Jan 08, 2013 in eBooks

Did you luck out and receive an eReader or tablet over the holidays? If so, it’s time to fill those digital bookshelves, and we have a low-price suggestion for you: The Grifters by Jim Thompson (Kindle | Nook | Other Retailers).

If you’ve never read Jim Thompson, you’re missing out a classic American crime writer. You know how we lament the overlooked gem? This guy is one of them. In his forward to The Killer Inside Me, Stephen King says, “This anonymous and little-read Oklahoma novelist captured the spirit of his age, and the spirit of the twentieth century’s latter half: emptiness, a feeling of loss in a land of plenty, of unease amid conformity, or alienation in what was meant, in the wake of World War II, to be a generation of brotherhood.”

Andrew Gulli, the managing editor of Strand Magazine adds, “It’s a pity that Thompson’s legacy has been overshadowed by Raymond Chandler and Dashiell Hammett; both those authors were giants in the world of noir, but Thompson was every bit their equal. His books, though dark, gloomy, and at times nihilistic, probe the depths of human weakness and excess better than anyone else. Yet, despite his dim worldview, his books are addictive page-turners; it’s easy to know what the ending will be like, but the journey to the ending is captivating.” Despite raves like these, and despite being a sensation in Europe, Thompson has become nearly-forgotten here.

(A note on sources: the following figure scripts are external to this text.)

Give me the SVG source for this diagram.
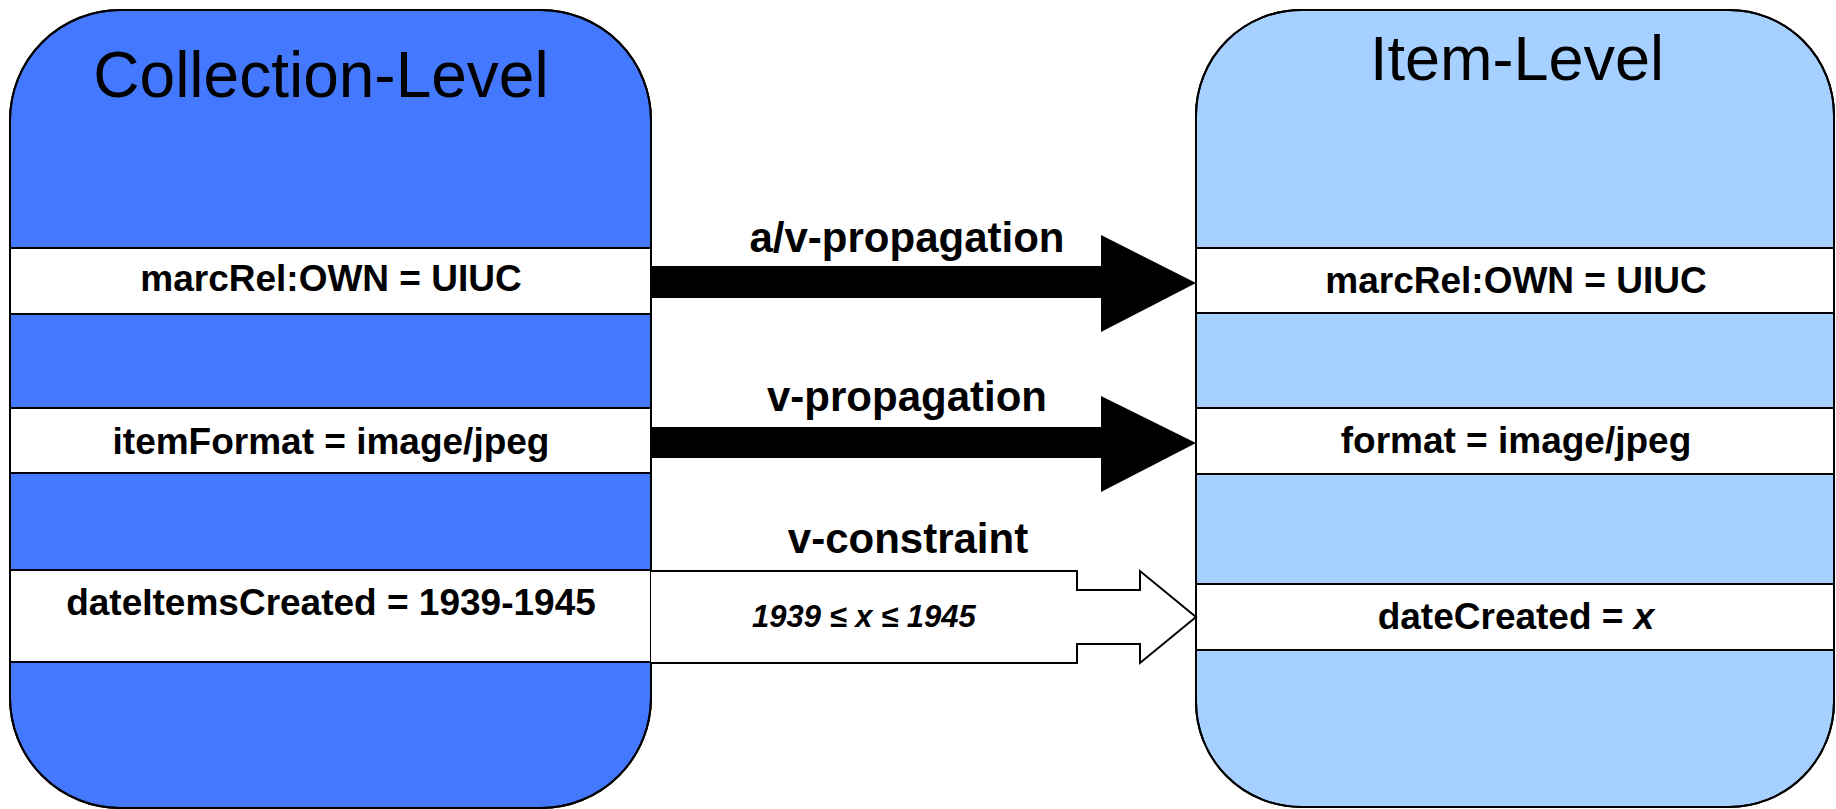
<svg xmlns="http://www.w3.org/2000/svg" width="1836" height="809" viewBox="0 0 1836 809">
<style>
.box{stroke:#000;stroke-width:2}
.left{fill:#4479ff}
.right{fill:#a6d0ff}
.band{fill:#fff;stroke:#000;stroke-width:2}
.outline{fill:none;stroke:#000;stroke-width:2}
.title{font-family:"Liberation Sans",Arial,sans-serif;font-weight:normal;text-anchor:middle;fill:#000}
.attr{font-family:"Liberation Sans",Arial,sans-serif;font-weight:bold;font-size:37px;text-anchor:middle;fill:#000}
.lbl{font-family:"Liberation Sans",Arial,sans-serif;font-weight:bold;font-size:42px;text-anchor:middle;fill:#000}
.cons{font-family:"Liberation Sans",Arial,sans-serif;font-weight:bold;font-style:italic;font-size:31px;fill:#000}
.solid{fill:#000;stroke:none}
.hollow{fill:#fff;stroke:#000;stroke-width:2;stroke-linejoin:miter}
</style>
<rect width="1836" height="809" fill="#fff"/>
<g id="collection-level">
  <path class="box left" d="M10,120 A110,110 0 0 1 120,10 L541,10 A110,110 0 0 1 651,120 L651,698 A110,110 0 0 1 541,808 L120,808 A110,110 0 0 1 10,698 Z"/>
  <rect class="band" x="10" y="248" width="641" height="66"/>
  <rect class="band" x="10" y="408" width="641" height="65"/>
  <rect class="band" x="10" y="570" width="641" height="92"/>
  <path class="outline" d="M10,120 A110,110 0 0 1 120,10 L541,10 A110,110 0 0 1 651,120 L651,698 A110,110 0 0 1 541,808 L120,808 A110,110 0 0 1 10,698 Z"/>
  <text class="title" x="321" y="97" font-size="64">Collection-Level</text>
  <text class="attr" x="331" y="291">marcRel:OWN = UIUC</text>
  <text class="attr" x="331" y="454">itemFormat = image/jpeg</text>
  <text class="attr" x="331" y="615">dateItemsCreated = 1939-1945</text>
</g>
<g id="item-level">
  <path class="box right" d="M1196,115 A105,105 0 0 1 1301,10 L1729,10 A105,105 0 0 1 1834,115 L1834,702 A105,105 0 0 1 1729,807 L1301,807 A105,105 0 0 1 1196,702 Z"/>
  <rect class="band" x="1196" y="248" width="638" height="65"/>
  <rect class="band" x="1196" y="408" width="638" height="66"/>
  <rect class="band" x="1196" y="584" width="638" height="66"/>
  <path class="outline" d="M1196,115 A105,105 0 0 1 1301,10 L1729,10 A105,105 0 0 1 1834,115 L1834,702 A105,105 0 0 1 1729,807 L1301,807 A105,105 0 0 1 1196,702 Z"/>
  <text class="title" x="1517" y="80" font-size="63">Item-Level</text>
  <text class="attr" x="1516" y="293">marcRel:OWN = UIUC</text>
  <text class="attr" x="1516" y="453">format = image/jpeg</text>
  <text class="attr" x="1516" y="629">dateCreated = <tspan font-style="italic">x</tspan></text>
</g>
<g id="connectors">
  <g id="av-propagation">
    <polygon class="solid" points="651,266 1101,266 1101,235 1196,283 1101,332 1101,298 651,298"/>
    <text class="lbl" x="907" y="252">a/v-propagation</text>
  </g>
  <g id="v-propagation">
    <polygon class="solid" points="651,427 1101,427 1101,396 1196,443 1101,492 1101,458 651,458"/>
    <text class="lbl" x="907" y="411">v-propagation</text>
  </g>
  <g id="v-constraint">
    <polyline class="hollow" points="651,571 1077,571 1077,590 1140,590 1140,571 1196,617 1140,663 1140,644 1077,644 1077,663 651,663"/>
    <text class="lbl" x="908" y="553">v-constraint</text>
    <text class="cons" x="752" y="627">1939 ≤ x ≤ 1945</text>
  </g>
</g>
</svg>
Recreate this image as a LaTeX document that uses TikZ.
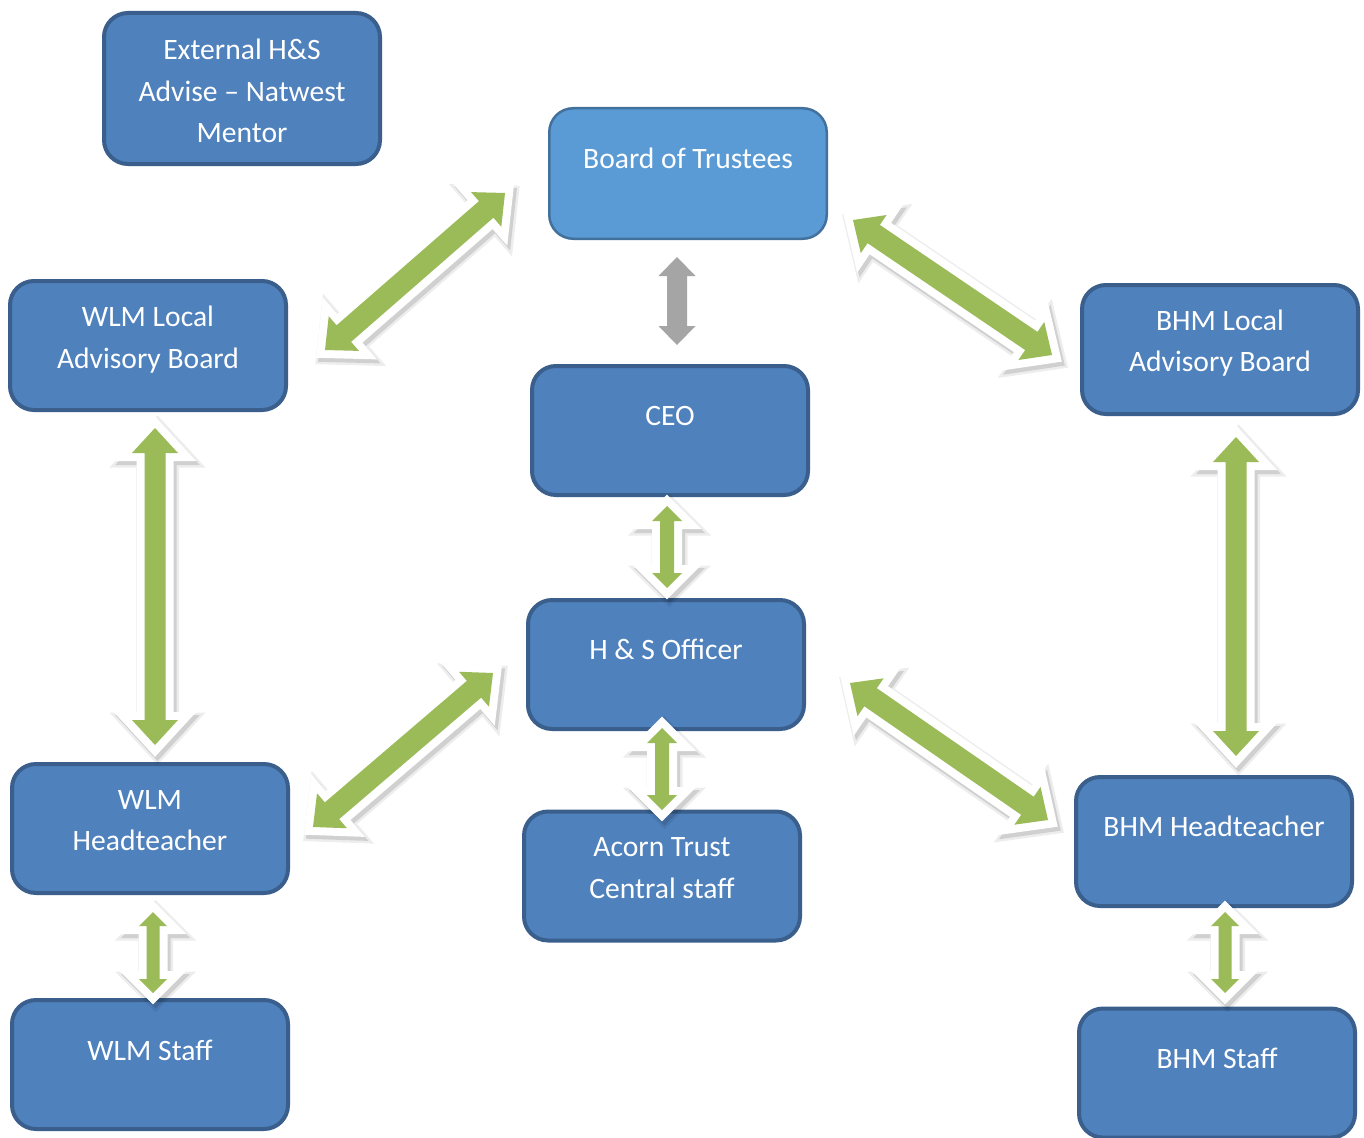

It’s time to change that. Join the Jim Thompson club. Let’s be the discerning readers who bring this great writer back into the spotlight. You’d only be risking $3 to dip your toes into this ingenious story about short cons…and when you’ve blazed through that, we’ve got 24 more eBooks for you:

Thompson eBooks

Already a Jim Thompson fan? Decidedly not a fan? Let me know in the comments!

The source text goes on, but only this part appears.